A sequence is defined as a function mapping natural numbers to a given set. In this case, I choose my set to be the set of events characterising one's life. There are 2 ways to do this - events could be segregated based on relative importance, or in chronological order.
Arjun and I agree that relative importance would not be a very good classification method, since any 1 event in your life cannot be given maximum importance. So we would like to classify in chronological order.
However, we must first prove that the set of events occuring in one's life is a countable set. The proof is clearly trivial. One must relate all the events that have occured in his or her life. Since they can be listed, hence it is a countable set(possibly countably infinite) and can be mapped to naturals.
In case they were not, any uncountable set can be mapped to reals. Hence, we could map it to reals such that all previously occured events converge to the next element in the sequence, which will increase as life moves forward. ie, all your past deeds lead to your future deeds.

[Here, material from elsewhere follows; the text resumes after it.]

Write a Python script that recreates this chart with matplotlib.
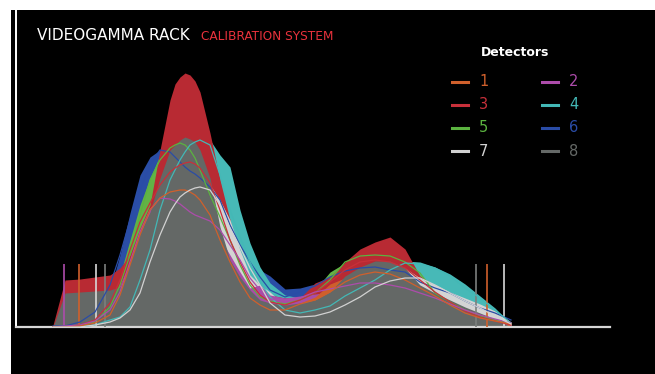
import numpy as np
import matplotlib.pyplot as plt
from matplotlib.lines import Line2D

# Энергетические каналы (общая сетка для всех детекторов)
channels = [37, 49, 64, 79, 94, 104, 114, 124, 134, 144, 154, 159, 164, 169, 174, 179,
            184, 194, 204, 214, 224, 234, 244, 254, 269, 284, 299, 314, 329, 344, 359,
            374, 389, 404, 419, 434, 449, 464, 479, 495]

# Накопленные спектры (заливка)
hold_1 = [0, 0, 1, 5, 22, 40, 64, 87, 110, 130, 137, 138, 139, 138, 135, 129, 122, 102,
          82, 62, 42, 29, 22, 19, 19, 24, 30, 43, 49, 52, 54, 52, 46, 39, 31, 23, 16, 10, 5, 2]
hold_2 = [0, 1, 3, 9, 27, 42, 65, 95, 119, 129, 127, 125, 122, 119, 115, 112, 109, 102,
          89, 72, 55, 39, 42, 32, 29, 31, 33, 35, 37, 39, 40, 39, 37, 31, 26, 21, 16, 11, 7, 3]
hold_3 = [2, 47, 48, 50, 52, 59, 72, 99, 122, 177, 227, 243, 250, 254, 252, 246, 235, 194,
          147, 107, 67, 44, 37, 32, 29, 29, 44, 50, 65, 78, 85, 90, 78, 51, 41, 31, 22, 14, 7, 1]
hold_4 = [0, 1, 2, 5, 12, 22, 37, 65, 99, 132, 162, 172, 179, 184, 187, 189, 190, 187,
          172, 160, 117, 84, 60, 44, 32, 29, 34, 42, 49, 56, 61, 65, 66, 65, 60, 53, 43, 31, 19, 3]
hold_5 = [0, 0, 1, 6, 24, 52, 87, 122, 149, 172, 182, 185, 187, 186, 182, 175, 167, 142,
          112, 82, 57, 42, 34, 29, 26, 28, 37, 55, 64, 69, 72, 71, 65, 52, 37, 27, 19, 12, 7, 3]
hold_6 = [0, 1, 3, 11, 37, 72, 114, 152, 170, 177, 182, 180, 177, 174, 169, 164, 159, 147,
          129, 102, 77, 62, 57, 51, 38, 39, 43, 49, 55, 59, 60, 59, 55, 47, 38, 30, 23, 16, 9, 2]
hold_7 = [0, 0, 0, 2, 7, 13, 22, 37, 62, 92, 117, 125, 132, 136, 139, 140, 140, 142,
          127, 107, 77, 52, 42, 35, 21, 21, 23, 29, 37, 47, 55, 59, 59, 49, 42, 35, 29, 23, 16, 5]
hold_8 = [0, 34, 35, 36, 37, 40, 65, 94, 115, 149, 177, 182, 187, 190, 188, 185, 177, 149,
          100, 67, 50, 37, 27, 24, 22, 24, 27, 35, 51, 60, 66, 66, 59, 42, 34, 27, 20, 14, 8, 0]

# Текущие спектры (линии)
live_1 = [0, 0, 1, 4, 12, 32, 62, 92, 117, 129, 135, 136, 137, 137, 135, 132, 127, 112,
          87, 65, 45, 29, 22, 17, 17, 23, 27, 35, 45, 52, 55, 53, 47, 39, 31, 22, 14, 9, 6, 3]
live_2 = [0, 1, 2, 6, 17, 35, 65, 95, 117, 129, 128, 126, 123, 119, 115, 112, 110, 106,
          97, 82, 67, 49, 37, 28, 27, 29, 35, 38, 41, 44, 44, 42, 39, 34, 29, 23, 17, 12, 8, 4]
live_3 = [0, 0, 2, 7, 24, 47, 77, 105, 124, 142, 155, 159, 162, 164, 165, 163, 159, 144,
          117, 87, 65, 45, 32, 25, 22, 27, 34, 45, 57, 65, 67, 65, 59, 47, 35, 25, 16, 10, 6, 2]
live_4 = [0, 0, 0, 2, 7, 10, 20, 47, 77, 117, 147, 157, 167, 175, 182, 185, 187, 182,
          152, 117, 90, 65, 45, 30, 17, 14, 17, 21, 31, 39, 47, 57, 64, 63, 59, 51, 39, 29, 17, 4]
live_5 = [0, 0, 1, 5, 20, 42, 72, 112, 147, 167, 179, 182, 184, 182, 177, 169, 157, 132,
          110, 87, 62, 42, 30, 26, 23, 27, 34, 47, 65, 71, 72, 71, 65, 54, 34, 25, 17, 11, 7, 4]
live_6 = [1, 1, 5, 15, 42, 72, 107, 137, 162, 177, 175, 170, 165, 160, 156, 153, 149, 140,
          127, 102, 82, 65, 50, 37, 30, 35, 41, 50, 56, 59, 60, 57, 55, 45, 39, 34, 26, 19, 14, 7]
live_7 = [0, 0, 0, 2, 5, 9, 17, 34, 65, 92, 115, 123, 130, 134, 137, 139, 140, 137,
          122, 99, 80, 59, 42, 24, 12, 10, 11, 15, 22, 30, 40, 46, 49, 49, 42, 34, 26, 19, 11, 3]

# Маркеры окон (канал, детектор)
marker_channels = [48, 63, 80, 89, 460, 471, 488]
marker_detectors = [2, 1, 7, 8, 8, 1, 7]
marker_height = 63

colors = {1: '#d0602c', 2: '#ad4cab', 3: '#c8303a', 4: '#43b8b6',
          5: '#5bb340', 6: '#2a4ca6', 7: '#d2d2d2', 8: '#656967'}
fill_colors = {1: '#cf5f2b', 2: '#a84ca8', 3: '#b82a33', 4: '#47b9b7',
               5: '#62b346', 6: '#2a4ea6', 7: '#d4d4d4', 8: '#646866'}
marker_colors = {1: '#d0602c', 2: '#ad4cab', 7: '#d8d8d8', 8: '#7c7f7d'}

holds = {1: hold_1, 2: hold_2, 3: hold_3, 4: hold_4,
         5: hold_5, 6: hold_6, 7: hold_7, 8: hold_8}
lives = {1: live_1, 2: live_2, 3: live_3, 4: live_4,
         5: live_5, 6: live_6, 7: live_7}

W, H = 655, 374
fig = plt.figure(figsize=(W / 100, H / 100), dpi=100, facecolor='white')

# чёрная панель
panel = fig.add_axes([11 / W, 0, (W - 11) / W, (H - 10) / H])
panel.set_facecolor('black')
panel.set_xticks([])
panel.set_yticks([])
for s in panel.spines.values():
    s.set_visible(False)

ax = fig.add_axes([16 / W, 47 / H, 594 / W, 317 / H])
ax.set_facecolor('none')
ax.set_xlim(0, 594)
ax.set_ylim(0, 317)
ax.set_xticks([])
ax.set_yticks([])
ax.spines['top'].set_visible(False)
ax.spines['right'].set_visible(False)
ax.spines['left'].set_color('white')
ax.spines['left'].set_linewidth(1.4)
ax.spines['bottom'].set_color('#d6d6d6')
ax.spines['bottom'].set_linewidth(1.6)

x = np.array(channels)
for d in [6, 4, 5, 3, 7, 2, 1, 8]:
    ax.fill_between(x, 0, holds[d], color=fill_colors[d], lw=0, zorder=2)

ax.vlines(marker_channels, 0, marker_height,
          colors=[marker_colors[d] for d in marker_detectors], lw=1.2, zorder=3)

for d in [6, 5, 4, 3, 2, 1, 7]:
    ax.plot(x, lives[d], color=colors[d], lw=0.9, zorder=4)

# заголовок
fig.text(37 / W, 1 - 36 / H, 'VIDEOGAMMA RACK', color='white', fontsize=11,
         ha='left', va='center')
fig.text(201 / W, 1 - 36.5 / H, 'CALIBRATION SYSTEM', color='#e8323c', fontsize=8.7,
         ha='left', va='center')

# легенда
fig.text(515 / W, 1 - 53 / H, 'Detectors', color='white', fontsize=9,
         fontweight='semibold', ha='center', va='center')
rows = [82, 104.5, 128, 151]
for d in range(1, 9):
    r, c = (d - 1) // 2, (d - 1) % 2
    y = 1 - rows[r] / H
    x0 = [452, 542][c]
    fig.add_artist(Line2D([x0 / W, (x0 + 16) / W], [y, y], color=colors[d], lw=2.2,
                          transform=fig.transFigure))
    fig.text((x0 + 27) / W, y, str(d), color=colors[d], fontsize=10.5,
             ha='left', va='center')

fig.savefig('out.png', dpi=100, facecolor='white')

The next natural question would be whether this sequence is convergent. In that case, distance between 2 events must be defined. We define distance between any 2 specified events as the time difference between their occurences.
Arjun now claims that this will remain a constant, and hence the series is not convergent, ie. things which we would consider significant in our life occur at constant intervals of time. He said the proof is trivial, but I could attempt to give an example. Anything extreme which occurs becomes normal in a very short duration of time, and hence any similar event will not be considered significant in the neighbourhood of that event. For example, if we became millionaires overnight, possibly the first major party would be a significant event. Sooner or later, all parties will become commonplace and hence will not be noticed.
Thus, life is indeed a divergent sequence, as for any sequence to be convergent, the distance between 2 successive events must decrease to 0. However, here, it is nearly a constant(definitely not continously decreasing), and hence the sequence is not convergent.